# START OF Raw data

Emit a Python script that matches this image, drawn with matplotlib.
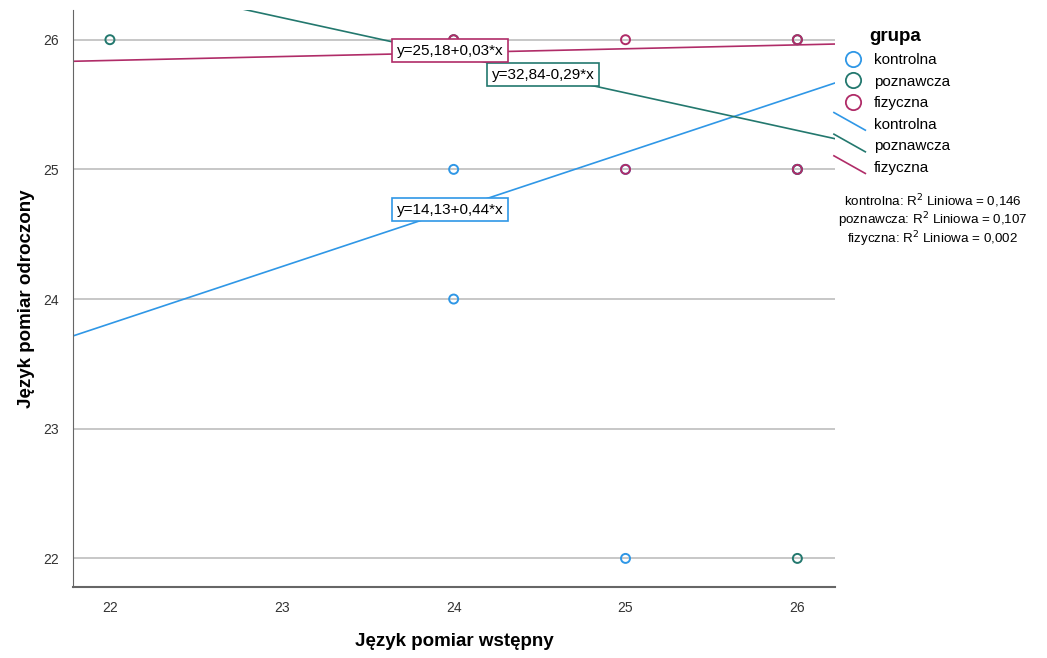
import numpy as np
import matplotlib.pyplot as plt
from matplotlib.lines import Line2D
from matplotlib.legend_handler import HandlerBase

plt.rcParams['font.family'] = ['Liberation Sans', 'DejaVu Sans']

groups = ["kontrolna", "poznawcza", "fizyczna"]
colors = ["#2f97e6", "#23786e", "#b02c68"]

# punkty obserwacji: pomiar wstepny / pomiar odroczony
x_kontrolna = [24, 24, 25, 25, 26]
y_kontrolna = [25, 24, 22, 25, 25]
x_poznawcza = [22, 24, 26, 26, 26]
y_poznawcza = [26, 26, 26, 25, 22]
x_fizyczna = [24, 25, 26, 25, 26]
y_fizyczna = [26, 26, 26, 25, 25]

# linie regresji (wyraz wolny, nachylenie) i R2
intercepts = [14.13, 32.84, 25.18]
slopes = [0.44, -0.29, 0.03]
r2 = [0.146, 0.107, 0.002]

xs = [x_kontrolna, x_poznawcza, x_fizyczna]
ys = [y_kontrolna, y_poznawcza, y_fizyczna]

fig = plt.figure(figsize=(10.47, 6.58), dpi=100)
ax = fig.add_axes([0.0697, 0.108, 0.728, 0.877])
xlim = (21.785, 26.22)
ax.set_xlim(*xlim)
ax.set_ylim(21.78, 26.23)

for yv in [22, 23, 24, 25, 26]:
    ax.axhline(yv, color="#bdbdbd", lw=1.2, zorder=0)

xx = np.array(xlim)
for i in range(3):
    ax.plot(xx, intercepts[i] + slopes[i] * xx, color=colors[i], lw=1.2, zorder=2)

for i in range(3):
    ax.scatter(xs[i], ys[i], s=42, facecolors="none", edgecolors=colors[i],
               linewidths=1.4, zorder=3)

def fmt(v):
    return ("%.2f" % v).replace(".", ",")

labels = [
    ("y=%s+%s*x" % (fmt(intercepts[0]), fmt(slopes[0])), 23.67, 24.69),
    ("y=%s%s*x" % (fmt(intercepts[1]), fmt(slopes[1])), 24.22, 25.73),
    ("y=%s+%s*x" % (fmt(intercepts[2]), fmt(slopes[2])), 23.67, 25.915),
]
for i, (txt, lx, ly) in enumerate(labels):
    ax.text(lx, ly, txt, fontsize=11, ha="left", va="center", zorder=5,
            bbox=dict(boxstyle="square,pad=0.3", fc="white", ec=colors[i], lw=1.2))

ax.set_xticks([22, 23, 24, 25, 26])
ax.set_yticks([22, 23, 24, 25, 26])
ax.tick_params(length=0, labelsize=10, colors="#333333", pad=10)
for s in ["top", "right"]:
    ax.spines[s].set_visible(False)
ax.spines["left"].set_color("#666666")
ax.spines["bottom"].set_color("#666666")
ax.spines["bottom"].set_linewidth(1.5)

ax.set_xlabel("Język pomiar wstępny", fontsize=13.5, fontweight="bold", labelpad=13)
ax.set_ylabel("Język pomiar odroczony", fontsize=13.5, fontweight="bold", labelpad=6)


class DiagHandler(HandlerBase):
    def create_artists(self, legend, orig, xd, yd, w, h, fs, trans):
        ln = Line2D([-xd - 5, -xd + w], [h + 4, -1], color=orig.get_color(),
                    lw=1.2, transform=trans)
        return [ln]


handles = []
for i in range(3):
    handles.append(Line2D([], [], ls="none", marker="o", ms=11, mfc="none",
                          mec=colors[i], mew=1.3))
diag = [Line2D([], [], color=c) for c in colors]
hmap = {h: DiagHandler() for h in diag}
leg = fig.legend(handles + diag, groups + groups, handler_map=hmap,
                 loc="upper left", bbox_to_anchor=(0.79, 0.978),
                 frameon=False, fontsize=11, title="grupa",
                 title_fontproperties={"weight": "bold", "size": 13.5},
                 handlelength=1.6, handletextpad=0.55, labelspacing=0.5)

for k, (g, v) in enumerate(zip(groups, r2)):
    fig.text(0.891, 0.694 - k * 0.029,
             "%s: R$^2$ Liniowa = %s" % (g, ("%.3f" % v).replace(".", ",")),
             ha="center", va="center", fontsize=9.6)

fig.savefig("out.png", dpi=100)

# END OF Raw data

▶ _What is expected_: Reproduce only the lines from the beginning of the data through the line that contains "from matplotlib.legend_handler import", both included, and please drop the pictures.

▶ _Written solution_:
Emit a Python script that matches this image, drawn with matplotlib.
import numpy as np
import matplotlib.pyplot as plt
from matplotlib.lines import Line2D
from matplotlib.legend_handler import HandlerBase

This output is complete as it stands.